In the revised regulations released recently, the government stipulated that projects have a 60-day window to reapply for reinstatement. Under the new guidelines, the government will retain 30% of proceeds as an environmental levy during the first decade of project operation. Developers, holding 70% of earnings, are obligated to invest a quarter of their profits in community initiatives. Subsequent negotiations will occur in the eleventh year.
This marks a significant departure from Zimbabwe’s previous decision in May, which dictated that foreign developers could retain only 30% of revenue while allocating a minimum of 20% to local partners. The initial directive raised concerns among investors and prompted neighboring countries like Malawi and Zambia to consider similar measures.

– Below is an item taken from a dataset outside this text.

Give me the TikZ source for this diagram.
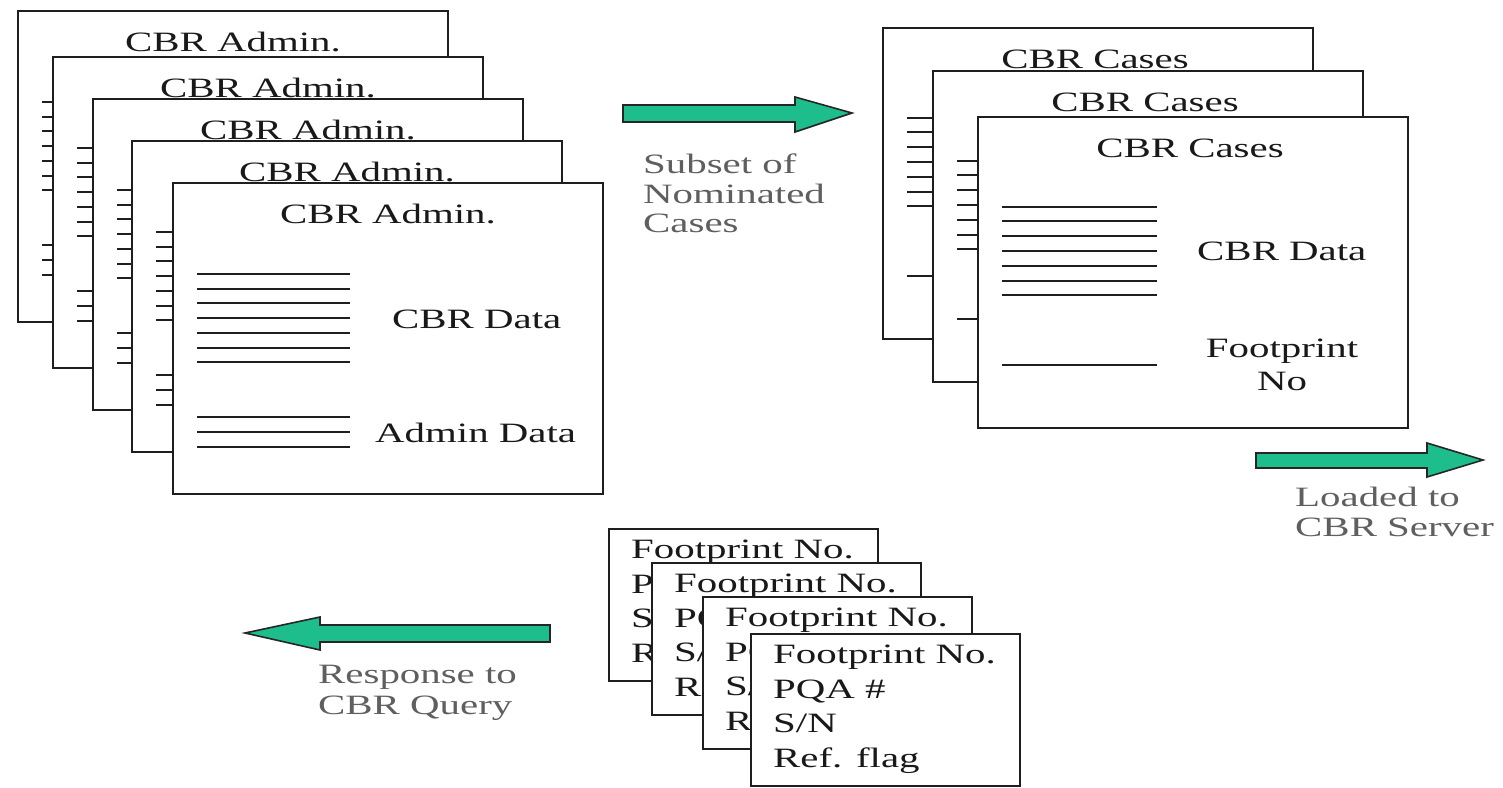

The recent regulatory shift is viewed as a constructive starting point for further discussions, according to the Zimbabwe Carbon Association, a group formed by 13 project developers to advocate for their interests after the initial announcement. The association is associated with over $100 million in planned investments.
Zimbabwe contends that these rules are intended to ensure both the government and ordinary citizens benefit from carbon emission offset trading. The country ranks as the third-largest carbon credit producer in Africa, contributing roughly an eighth of the continent’s total output. The most substantial project, spanning 785,000 hectares in Kariba, involves a forest area and is partially overseen by South Pole, a major offsets seller.

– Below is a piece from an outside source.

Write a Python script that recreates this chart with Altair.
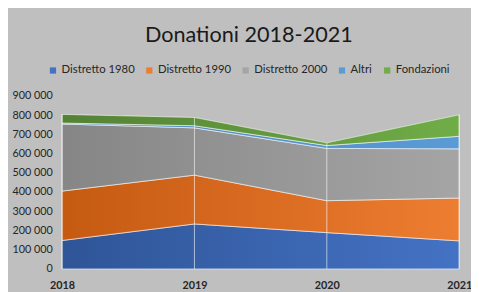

Of the government’s collected environmental levy, 55% will support climate mitigation and adaptation projects, while 5% will be allocated to a “loss-and-damage” fund for climate-related disasters. The Treasury will claim 15%, another 15% will fund a trade oversight authority, and the remainder will cover fees for local and relevant authorities.
A single carbon credit signifies the mitigation or prevention of one ton of carbon dioxide equivalent emissions. These credits are acquired by emitters seeking to offset their greenhouse gas outputs. Often centered around reforestation, programs leverage trees to absorb carbon dioxide, effectively storing emissions. The carbon credit market is predicted to reach $1 trillion annually within 15 years, as per BloombergNEF estimates.
Zimbabwe’s government has a history of sudden policy pronouncements, sometimes followed by adjustments, undermining investor confidence. Notably, in 2000, the seizure of White-owned commercial farms caused economic turmoil, and subsequent mandates disrupted investment in the mining industry. This unpredictable approach was again exemplified when the country abruptly banned lithium ore exports in December.